Susanna and Anna Venter were each found guilty on 62 counts of fraud, while the third sister Lourentia Palland was found guilty on 56 charges. Three sisters who created fraudulent salary advice and bank statements to obtain credit from financial institutions were found guilty by the Bellville Commercial Crimes Court on Friday.
The three created fake salary advice slips and falsified bank statements in order to obtain loans fraudulently, and to purchase a new car. The multiple fraud charges against the three involved about R700 000. The charge sheet, compiled by prosecutor Jannie Knipe, said the saga began when Susanna Venter launched an educational institution named Tourism Awareness, Training and Education (Tate) in Stellenbosch, in 1998. Venter's sisters and friend helped in the business. About three years later, the focus of the business shifted to corporate training, management and skills development, which led to the registration of a close corporation named Brainwave Projects 220, trading as Tate. In 2001, Susanna Venter entered into a loan scheme with Multilend, and the three women, acting in common purpose, created a fictitious human resources development officer to liaise with Multilend.
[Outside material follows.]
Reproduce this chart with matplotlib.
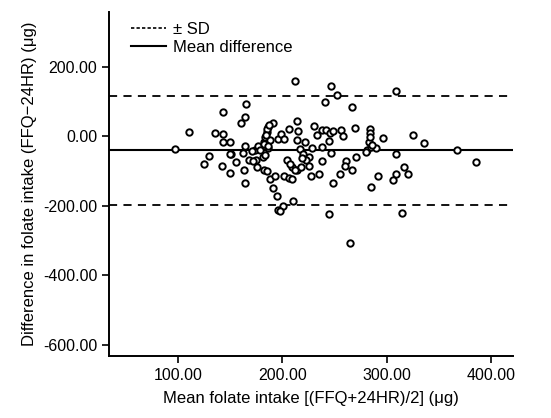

The three women each obtained personal long-terms loans from Multilend, pretending to be Tate staff members, and created false salary advice slips.
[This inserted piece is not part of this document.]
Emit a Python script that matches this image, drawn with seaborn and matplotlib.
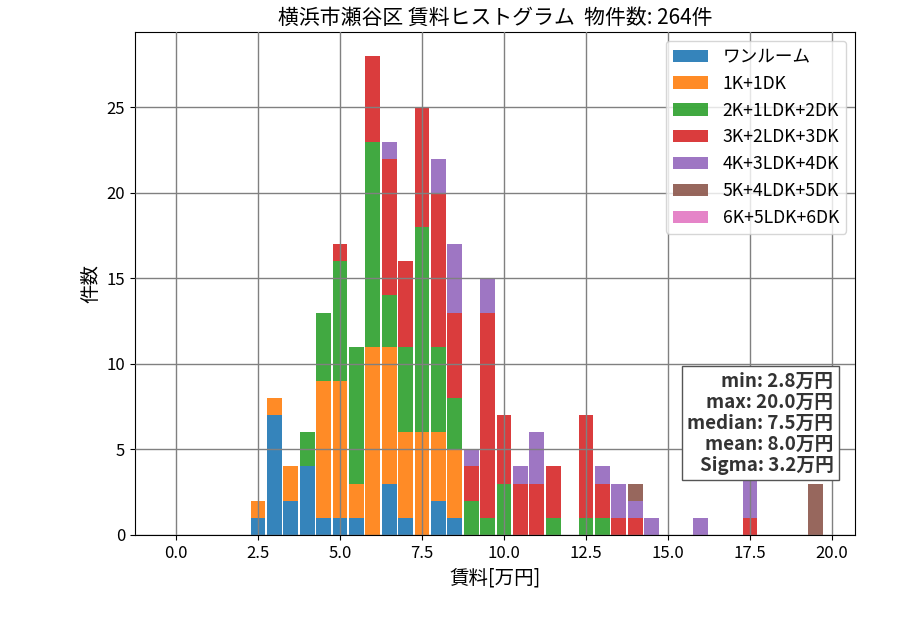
import pandas as pd
import seaborn as sns
import matplotlib.pyplot as plt

plt.rcParams['font.family'] = ['Noto Sans CJK JP', 'DejaVu Sans']

# 0.5万円刻みのビン（左端）
bins_left = [2.5, 3.0, 3.5, 4.0, 4.5, 5.0, 5.5, 6.0, 6.5, 7.0, 7.5, 8.0, 8.5,
             9.0, 9.5, 10.0, 10.5, 11.0, 11.5, 12.0, 12.5, 13.0, 13.5, 14.0,
             14.5, 15.0, 15.5, 16.0, 16.5, 17.0, 17.5, 18.0, 18.5, 19.0, 19.5]

madori = ["ワンルーム", "1K+1DK", "2K+1LDK+2DK", "3K+2LDK+3DK",
          "4K+3LDK+4DK", "5K+4LDK+5DK", "6K+5LDK+6DK"]

one_room = [1, 7, 2, 4, 1, 1, 1, 0, 3, 1, 0, 2, 1, 0, 0, 0, 0, 0, 0, 0, 0, 0, 0, 0, 0, 0, 0, 0, 0, 0, 0, 0, 0, 0, 0]
k1 = [1, 1, 2, 0, 8, 8, 2, 11, 8, 5, 6, 4, 4, 0, 0, 0, 0, 0, 0, 0, 0, 0, 0, 0, 0, 0, 0, 0, 0, 0, 0, 0, 0, 0, 0]
k2 = [0, 0, 0, 2, 4, 7, 8, 12, 3, 5, 12, 5, 3, 2, 1, 3, 0, 0, 1, 0, 1, 1, 0, 0, 0, 0, 0, 0, 0, 0, 0, 0, 0, 0, 0]
k3 = [0, 0, 0, 0, 0, 1, 0, 5, 8, 5, 7, 9, 5, 2, 12, 4, 3, 3, 3, 0, 6, 2, 1, 1, 0, 0, 0, 0, 0, 0, 1, 0, 0, 0, 0]
k4 = [0, 0, 0, 0, 0, 0, 0, 0, 1, 0, 0, 2, 4, 1, 2, 0, 1, 3, 0, 0, 0, 1, 2, 1, 1, 0, 0, 1, 0, 0, 8, 0, 0, 0, 0]
k5 = [0, 0, 0, 0, 0, 0, 0, 0, 0, 0, 0, 0, 0, 0, 0, 0, 0, 0, 0, 0, 0, 0, 0, 1, 0, 0, 0, 0, 0, 0, 0, 0, 0, 0, 3]
k6 = [0] * len(bins_left)

stats_text = "min: 2.8万円\nmax: 20.0万円\nmedian: 7.5万円\nmean: 8.0万円\nSigma: 3.2万円"
total = 264

rows = []
for name, counts in zip(madori, [one_room, k1, k2, k3, k4, k5, k6]):
    for x, c in zip(bins_left, counts):
        rows.append({"賃料": x, "間取り": name, "件数": c})
df = pd.DataFrame(rows)

edges = [b - 0.25 for b in bins_left] + [bins_left[-1] + 0.25]
colors = dict(zip(madori, sns.color_palette("tab10", len(madori))))

fig, ax = plt.subplots(figsize=(9, 6.3), dpi=100)
fig.subplots_adjust(left=0.15, right=0.95, top=0.949, bottom=0.151)

# seabornは先頭のhueを一番上に積むので逆順で渡す
sns.histplot(data=df, x="賃料", weights="件数", hue="間取り", hue_order=madori[::-1],
             multiple="stack", bins=edges, shrink=0.9, alpha=0.9, linewidth=0,
             palette=colors, ax=ax)

ax.set_xlim(-1.25, 20.7)
ax.set_ylim(0, 29.4)
ax.set_xticks([0, 2.5, 5, 7.5, 10, 12.5, 15, 17.5, 20])
ax.tick_params(labelsize=12)
ax.grid(True, color="gray", linewidth=1)
ax.set_axisbelow(False)
ax.set_xlabel("賃料[万円]", fontsize=14)
ax.set_ylabel("件数", fontsize=14)
ax.set_title(f"横浜市瀬谷区 賃料ヒストグラム  物件数: {total}件", fontsize=15)

old = ax.get_legend()
handles = old.legend_handles[::-1]
labels = [t.get_text() for t in old.get_texts()][::-1]
old.remove()
ax.legend(handles, labels, loc="upper right", fontsize=12.7)

ax.text(0.97, 0.12, stats_text, transform=ax.transAxes, ha="right", va="bottom",
        fontsize=13.5, fontweight="bold", color="#333333", linespacing=1.13,
        bbox=dict(facecolor="white", edgecolor="#555555", pad=4), zorder=10)

plt.savefig("out.png")
plt.close()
The business experienced cash-flow problems, which led the three woman to fraudulently obtain additional short-terms loans from Multilend - not only for themselves but for non-existent staff members as well.These fraudulent loans formed the basis for the first 10 counts. On counts 11 to 56, the three, now operating as International Hospitality Institute, similarly obtained fraudulent loans from Future Finance. Three additional counts related to credit fraudulently obtained at Cape Consumers. On these charges, the two Venters were found guilty on all three, while Palland was convicted of one only. The Venters alone were also found guilty on two more fraud charges involving loans obtained from Proteafsg and Cash Centre, as well as the purchase of a Nissan Almera at CMN Nissan with the use of false documents. Magistrate Amrith Chabilall postponed the case to March 4 for sentencing.